2度目でわかりました。入口付近のパネルにありました。1回目の時は、行列の人だかりで、読める状況ではなかったのです。2回目は整理券が配られたので、パネルをじっくり読むことができ、やっとここに解説があったことを理解しました。

また、対談ビデオでも最初に「破草鞋」について解説があったのですが、並びのタイミングでいつ、ここの部分を見ることができるかわかりません。熊倉館長が音声ガイドでも解説されていたようです。

 

「破草鞋=破れわらじ」のことで、役にたたない「無用」なもので「価値がつけられないから誰にも買うことができないくらい素晴らしいもの」 つまり、破れたわらじも曜変天目も同じということを意味するようです。「無用」というのは有用無用を超えた全ての存在がを意味するようです。

 

MIHO MUSEUM 熊倉館長挨拶

 

 

ところで、「破草鞋」というのは、住職の造語なのか、仏教用語なのか、あるいは・・・  どこから来た言葉なのでしょうか? 

 


 

 

そして大徳寺龍光院住職からのメッセージ

 

 

大徳寺龍光院曜変天目を見て

2年前の国宝展で見た時の印象。
見る前は地味。他の曜変天目と比べて見劣りがすると思っていました。実際に目にしたら、印象は変わりました。それは、光の当て方でいかようにも変わる。という理解でした。あれから2年の月日は、逆にその渋さを魅力にとらえつつあります。

いろいろな作品を見るようになると、見た目の派手さよりも、渋さの奥にある何かを見い出したくなってきます。見てわかりやすいことよりも、じっくり見て初めて、何かに気づかさえてくれるような作品に価値や魅力を感ているという変化に気づきました。

 

最初に見たあと、2日後に再訪して3回ほど見ました。同時展示のためにスコープを購入し、曜変天目の斑文の粒子の分布をとらえたいと思っていました。まだ、使いなれていないため、焦点を合わせるのに手間取ってしまいます。1分間という限られた鑑賞時間ではロスタイムが出ることに途中、気づきました。また、スコープで見ると、角度的に見込みの部分が見えにくくなってしまうこともわかりました。
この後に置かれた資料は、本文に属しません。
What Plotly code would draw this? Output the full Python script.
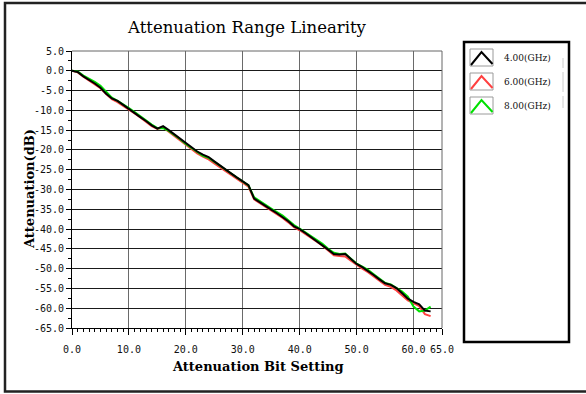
import plotly.graph_objects as go

# ---------------- data ----------------
bit_setting = list(range(0, 64))

atten_4ghz = [0.0, -0.3, -1.4, -2.2, -3.2, -4.3, -5.8, -7.0, -7.6, -8.6,
              -9.7, -10.7, -11.7, -12.7, -13.8, -14.6, -14.0, -15.0, -16.1, -17.2,
              -18.4, -19.4, -20.4, -21.2, -21.8, -22.9, -24.0, -25.0, -26.0, -27.0,
              -27.9, -28.9, -32.3, -33.3, -34.3, -35.1, -36.0, -37.0, -38.0, -39.3,
              -40.0, -41.0, -42.0, -43.0, -44.0, -45.2, -46.3, -46.4, -46.3, -47.6,
              -48.8, -49.6, -50.5, -51.6, -52.7, -53.7, -54.1, -54.9, -56.2, -57.6,
              -58.4, -59.0, -60.6, -60.8]

atten_6ghz = [0.0, -0.4, -1.5, -2.4, -3.3, -4.4, -5.9, -7.2, -7.9, -8.8,
              -9.8, -10.8, -11.8, -12.9, -14.0, -14.7, -14.3, -15.4, -16.5, -17.6,
              -18.8, -19.8, -20.9, -21.7, -22.4, -23.4, -24.4, -25.4, -26.4, -27.4,
              -28.3, -29.3, -32.5, -33.4, -34.4, -35.3, -36.2, -37.2, -38.3, -39.5,
              -40.3, -41.2, -42.2, -43.2, -44.2, -45.4, -46.6, -46.8, -46.9, -48.0,
              -49.1, -50.0, -50.9, -52.0, -53.1, -54.1, -54.6, -55.5, -56.8, -58.0,
              -58.7, -59.5, -61.5, -62.0]

atten_8ghz = [0.0, -0.2, -1.2, -1.9, -2.8, -3.8, -5.3, -6.8, -7.6, -8.4,
              -9.4, -10.4, -11.5, -12.5, -13.6, -14.5, -14.5, -15.2, -16.2, -17.3,
              -18.5, -19.5, -20.4, -21.5, -22.0, -22.9, -24.0, -25.0, -26.0, -27.0,
              -28.0, -29.0, -32.0, -33.0, -33.9, -34.8, -35.7, -36.6, -37.8, -39.0,
              -39.9, -40.8, -41.7, -42.7, -43.7, -45.0, -46.0, -46.3, -46.2, -47.5,
              -48.7, -49.5, -50.3, -51.4, -52.6, -53.6, -54.0, -54.8, -55.8, -57.1,
              -59.6, -60.8, -60.6, -59.6]

series_names = ["4.00(GHz)", "6.00(GHz)", "8.00(GHz)"]
series_colors = ["#000000", "#ff4040", "#00e000"]

x_tickvals = [0, 10, 20, 30, 40, 50, 60, 65]
x_ticktext = ["0.0", "10.0", "20.0", "30.0", "40.0", "50.0", "60.0", "65.0"]
y_tickvals = [5, 0, -5, -10, -15, -20, -25, -30, -35, -40, -45, -50, -55, -60, -65]
y_ticktext = ["%.1f" % v for v in y_tickvals]

# ---------------- layout geometry (pixels) ----------------
W, H = 586, 394
L, R, T, B = 72, 144, 51, 66
PW, PH = W - L - R, H - T - B


def px(x):
    return (x - L) / PW


def py(y):
    return (H - B - y) / PH


fig = go.Figure()
values = [atten_4ghz, atten_6ghz, atten_8ghz]
draw_order = [1, 2, 0]
for i in draw_order:
    fig.add_trace(go.Scatter(x=bit_setting, y=values[i], mode="lines",
                             name=series_names[i],
                             line=dict(color=series_colors[i], width=2),
                             showlegend=False))

tick_font = dict(family="DejaVu Sans Mono", size=10, color="#111111")
fig.update_xaxes(range=[0, 65], tickmode="array", tickvals=x_tickvals, ticktext=x_ticktext,
                 showgrid=True, gridcolor="#6a6a6a", gridwidth=1, zeroline=False,
                 showline=True, linecolor="#000000", linewidth=1,
                 ticks="outside", ticklen=6, tickcolor="#000000", tickfont=tick_font,
                 ticklabelstandoff=6,
                 minor=dict(tickmode="linear", tick0=0, dtick=1, ticks="outside",
                            ticklen=3, tickcolor="#000000", showgrid=False))
fig.update_yaxes(range=[-65, 5], tickmode="array", tickvals=y_tickvals, ticktext=y_ticktext,
                 showgrid=True, gridcolor="#1a1a1a", gridwidth=1, zeroline=False,
                 showline=True, linecolor="#000000", linewidth=1,
                 ticks="outside", ticklen=5, tickcolor="#000000", tickfont=tick_font,
                 minor=dict(tickmode="linear", tick0=2.5, dtick=5, ticks="outside",
                            ticklen=3, tickcolor="#000000", showgrid=False))

shapes = []
# top / right frame of plot area (gray)
shapes.append(dict(type="line", xref="paper", yref="paper", x0=0, x1=1, y0=1, y1=1,
                   line=dict(color="#666666", width=1)))
shapes.append(dict(type="line", xref="paper", yref="paper", x0=1, x1=1, y0=0, y1=1,
                   line=dict(color="#666666", width=1)))
# outer border
shapes.append(dict(type="rect", xref="paper", yref="paper",
                   x0=px(5), x1=px(592), y0=py(391.5), y1=py(3),
                   line=dict(color="#222222", width=2.5)))
# legend box
shapes.append(dict(type="rect", xref="paper", yref="paper",
                   x0=px(464), x1=px(569), y0=py(342), y1=py(42),
                   line=dict(color="#000000", width=2.5), fillcolor="rgba(0,0,0,0)"))
# faint scroll-bar marks
for (a, b) in [(58, 68), (72, 92), (96, 108)]:
    shapes.append(dict(type="line", xref="paper", yref="paper",
                       x0=px(563), x1=px(563), y0=py(b), y1=py(a),
                       line=dict(color="#cccccc", width=1)))

annotations = []
row_centers = [58, 82, 106]
for name, color, cy in zip(series_names, series_colors, row_centers):
    top, bot = cy - 9, cy + 8
    shapes.append(dict(type="rect", xref="paper", yref="paper",
                       x0=px(470), x1=px(493), y0=py(bot), y1=py(top),
                       line=dict(color="#9a9a9a", width=1)))
    path = "M %f,%f L %f,%f L %f,%f" % (px(471), py(bot - 1), px(481.5), py(top + 3),
                                         px(492.5), py(bot - 2))
    shapes.append(dict(type="path", xref="paper", yref="paper", path=path,
                       line=dict(color=color, width=2)))
    annotations.append(dict(text=name, xref="paper", yref="paper", x=px(502), y=py(cy),
                            xanchor="left", yanchor="middle", showarrow=False,
                            font=dict(family="DejaVu Serif", size=9, color="#111111")))

# title and axis titles
annotations.append(dict(text="Attenuation Range Linearity", xref="paper", yref="paper",
                        x=px(247), y=py(27), xanchor="center", yanchor="middle",
                        showarrow=False,
                        font=dict(family="DejaVu Serif", size=16.5, color="#000000")))
annotations.append(dict(text="<b>Attenuation Bit Setting</b>", xref="paper", yref="paper",
                        x=px(258), y=py(366), xanchor="center", yanchor="middle",
                        showarrow=False,
                        font=dict(family="DejaVu Serif", size=13, color="#000000")))
annotations.append(dict(text="<b>Attenuation(dB)</b>", xref="paper", yref="paper",
                        x=px(29), y=py(189), xanchor="center", yanchor="middle",
                        showarrow=False, textangle=-90,
                        font=dict(family="DejaVu Serif", size=13, color="#000000")))

fig.update_layout(width=W, height=H, margin=dict(l=L, r=R, t=T, b=B),
                  paper_bgcolor="#ffffff", plot_bgcolor="#ffffff",
                  shapes=shapes, annotations=annotations, showlegend=False)

fig.write_html("out.html", config={"displayModeBar": False},
               post_script="document.body.style.margin='0';document.body.style.overflow='hidden';")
しかし、ピントが合った時に浮かび上がってきた粒子を見た時は、これこれ、これを見るために私は来たのだと思いました。

結局、最後の一周は、スコープを使わず、肉眼だけで見ることにしました。ずっと背伸びをしながら周回すると、藤田美術館曜変天目の時もでしたが、最後に、見込みの部分の新たな七変化に気づかされました。白く光る固まりとは別の、青く光る光彩が斑文を囲っていました。

腰を下げて外側を見ても、あまり変化はみられません。3面を1分で見るということは、大体1面が20秒になります。腰を下げて眺めてしまうと、内部、とくに茶溜まり部分の観察が漏れて、見逃してしまうことがわかり、その部分の変化をあとから気づくことに・・・

 

次回の観察のために・・・・

・まずは背伸びをして、茶溜まり部分を常に視界に入れつつ、全体を把握して一周。
・どこに、どんな見どころがあるかを把握。

・見る前に、パネル写真で、傷や特徴的な斑文、口作りのあたりのマーカー的な目標物をとらえておく。そこからの位置関係で、見るポイントを把握。

 

前回、国宝展で話題になって、肉球のような斑文が認識できなかったので今回こそと思っていたのは、確認ができました。肉球の集まり方、流れ方を事前に把握しておくと、確認がしやすかったです。

 

龍光院曜変天目は地味と言われますが、茶溜まり部分は、強発光しています。外から見た景色、中を覗き込み半分ぐらい見える状態。そして見込みまで見える状態で、見え方が全く違います。

 

ふと思ったのは、龍光院曜変天目は、仏前に茶を献じ、そのお相伴をいただくものだったといいます。となると、茶を入れた時に見える見込みのおちついた風合いから、飲み干した時、最後、発光するような光が見えて仏的なものを感じさせるという効果があるのかもしれません。